There are several poets whose words ring true rather than merely “poetic.” Wystan Auden is the most grown-up poet of the 20th century. There are no castles in his sky.
“I and the public know what all schoolchildren learn,
Those to whom evil is done, do evil in return.”
Check the daily paper for reinforcement of this.
And William Yeats, laid to rest, is evermore my honored guest. Not merely for the girl who knew all Dante once, but for so many deeply wise poems scripted in such unforgettable language.
“But love has pitched his mansion
In the place of excrement.”
Or, in words that are closer to the bone than most any I have read:
“Bodily decrepitude is wisdom; young,
We loved each other and were ignorant.”
Oh, I want so much to go on.
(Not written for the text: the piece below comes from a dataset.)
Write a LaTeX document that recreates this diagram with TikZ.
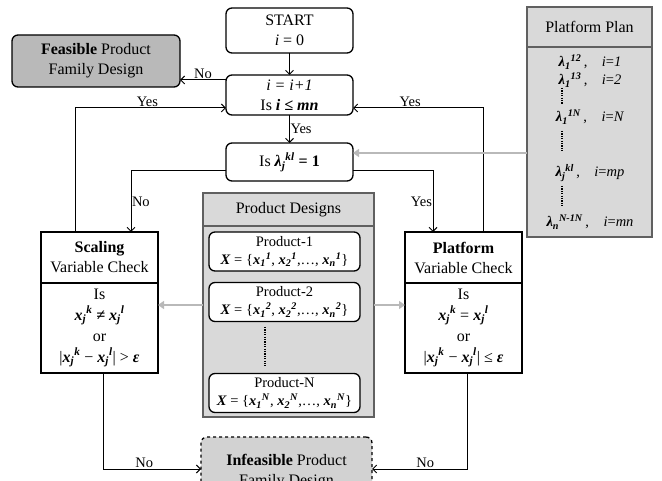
\documentclass[tikz,border=0pt]{standalone}
\usepackage{amsmath}
\usepackage{fontspec}
\setmainfont{Liberation Serif}
\usetikzlibrary{arrows.meta,
    positioning}

\newcommand{\bv}[1]{\textbf{\textit{#1}}}
\newcommand{\xv}[2]{$\bv{x}_{\bv{#1}}{}^{\bv{#2}}$}
\newcommand{\lv}[2]{$\bv{λ}_{\bv{#1}}{}^{\bv{#2}}$}

\begin{document}
\begin{tikzpicture}[x=1pt,y=-1pt,
    every node/.style={font=\fontsize{16}{20}\selectfont, align=center, outer sep=0pt},
    box/.style={draw, rounded corners=6pt, line width=1.3pt},
    sqbox/.style={draw, line width=1.6pt, minimum width=117pt},
    panel/.style={draw=gray!75!black, fill=gray!30, line width=1.8pt},
    prod/.style={box, fill=white, minimum width=151pt, minimum height=39pt,
        font=\fontsize{14.5}{18}\selectfont},
    flow/.style={line width=1pt, -{Straight Barb[length=4pt,width=8pt]}},
    greyflow/.style={line width=2pt, draw=gray!55, -{Triangle[length=6pt,width=8pt]}},
    dots/.style={line width=1.6pt, dash pattern=on 1.2pt off 1.2pt},
    lab/.style={font=\fontsize{14.5}{17}\selectfont, inner sep=1pt}]
                  \useasboundingbox (0,0) rectangle (662,481);
                  \clip (0,0) rectangle (662,481);
                  % main column
                  \node[box, minimum width=127pt, minimum height=45pt] (start) at (289.5,30.5) {START\\\textit{i} = 0};
                  \node[box, minimum width=127pt, minimum height=40pt] (incr) at (289.5,95) {\textit{i = i+1}\\Is \bv{i ≤ mn}};
                  \node[box, minimum width=127pt, minimum height=38pt] (check) at (289.5,162) {Is \lv{j}{kl} \textbf{= 1}};
                  \node[box, fill=gray!55, minimum width=168pt, minimum height=52pt] (feasible) at (96,61) {\textbf{Feasible} Product\\Family Design};
                  \node[box, dashed, fill=gray!35, minimum width=171pt, minimum height=70pt] (infeasible) at (286.5,472) {\textbf{Infeasible} Product\\Family Design};
                  % variable checks
                  \node[sqbox, minimum height=51pt] (scalingTop) at (99.5,257.5) {\textbf{Scaling}\\Variable Check};
                  \node[sqbox, minimum height=90pt, below=0pt of scalingTop, font=\fontsize{16}{21}\selectfont] (scalingBot) {Is\\\xv{j}{k} \bv{≠} \xv{j}{l}\\or\\|\xv{j}{k} − \xv{j}{l}| > \bv{ε}};
                  \node[sqbox, minimum height=51pt] (platformTop) at (463.5,257.5) {\textbf{Platform}\\Variable Check};
                  \node[sqbox, minimum height=90pt, below=0pt of platformTop, font=\fontsize{16}{21}\selectfont] (platformBot) {Is\\\xv{j}{k} = \xv{j}{l}\\or\\|\xv{j}{k} − \xv{j}{l}| ≤ \bv{ε}};
                  % product designs
                  \node[panel, minimum width=171pt, minimum height=33pt] (designsTop) at (288.5,209.5) {Product Designs};
                  \node[panel, minimum width=171pt, minimum height=191pt, below=0pt of designsTop] (designsBot) {};
                  \node[prod] (prodA) at (284.5,251.5) {Product-1\\\bv{X} = \{\xv{1}{1}, \xv{2}{1},…, \xv{n}{1}\}};
                  \node[prod] (prodB) at (284.5,302) {Product-2\\\bv{X} = \{\xv{1}{2}, \xv{2}{2},…, \xv{n}{2}\}};
                  \node[prod] (prodN) at (284.5,393) {Product-N\\\bv{X} = \{\xv{1}{N}, \xv{2}{N},…, \xv{n}{N}\}};
                  \draw[dots] (265,327) -- (265,366);
                  % platform plan
                  \node[panel, minimum width=125pt, minimum height=40pt] (planTop) at (589.5,27) {Platform Plan};
                  \node[panel, minimum width=125pt, minimum height=190pt, below=0pt of planTop] (planBot) {};
                  \foreach \y/\lam/\idx in {62/\lv{1}{12}/1, 80/\lv{1}{13}/2, 117/\lv{1}{1N}/N, 173/\lv{j}{kl}/mp, 222/\lv{n}{N-1N}/mn}
                      \node[font=\fontsize{14.5}{17}\selectfont] at (590,\y) {\lam\,,\quad \textit{i}=\textit{\idx}};
                  \draw[dots] (562,88) -- (562,104);
                  \draw[dots] (562,131) -- (562,151);
                  \draw[dots] (562,186) -- (562,206);
                  % connectors
                  \draw[flow] (start) -- (incr);
                  \draw[flow] (incr) -- node[lab, right] {Yes} (check);
                  \draw[flow] (incr.west |- 0,80) -- node[lab, above] {No} (feasible.east |- 0,80);
                  \draw[flow] (scalingTop.north -| 75,0) |- node[lab, above, pos=0.74] {Yes} (incr.west |- 0,108);
                  \draw[flow] (platformTop.north -| 483,0) |- node[lab, above, pos=0.78] {Yes} (incr.east |- 0,108);
                  \draw[flow] (check.west |- 0,171) -| node[lab, right, pos=0.75] {No} (scalingTop.north -| 131,0);
                  \draw[flow] (check.east |- 0,171) -| node[lab, left, pos=0.75] {Yes} (platformTop.north -| 433,0);
                  \draw[flow] (scalingBot.south -| 103,0) |- node[lab, above, pos=0.71] {No} (infeasible.west |- 0,469);
                  \draw[flow] (platformBot.south -| 467,0) |- node[lab, above, pos=0.72] {No} (infeasible.east |- 0,469);
                  \draw[greyflow] (designsBot.west |- 0,305) -- (scalingBot.east |- 0,305);
                  \draw[greyflow] (designsBot.east |- 0,305) -- (platformBot.west |- 0,305);
                  \draw[greyflow] (planBot.west |- 0,153) -- (check.east |- 0,153);
              \end{tikzpicture}
\end{document}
There are so many other books I want to list. When you have been reading for six decades, there are so many that you hold dear to your chest.
But I have tried your patience too long with this series of posts. Through them all I wanted, not merely to share which books have built a person out of me, but how they have done so, in hopes of helping you recognize the same in your own reading life. It is the larger issues that count, not the particular books, which will be different for each of us.
How could I have left off Tristram Shandy, the funniest book I have ever read, or Edward Gibbon, whose irony-drenched sentences pull long loads of dependent clauses and parenthetical complexities — such beautiful writing I cannot hope to approach — or Ovid, dear Ovid, whose Metamorphoses is one of the consoling books of my senescence, and that connects me once again to the long, continuous line of culture of which I am one minuscule link, and I see each writer through history as a flower that turns to fruit and then to seed that turns to seedling, to plant, to flower and to fruit all over again. Each flower like a mouth and each fruit like a word.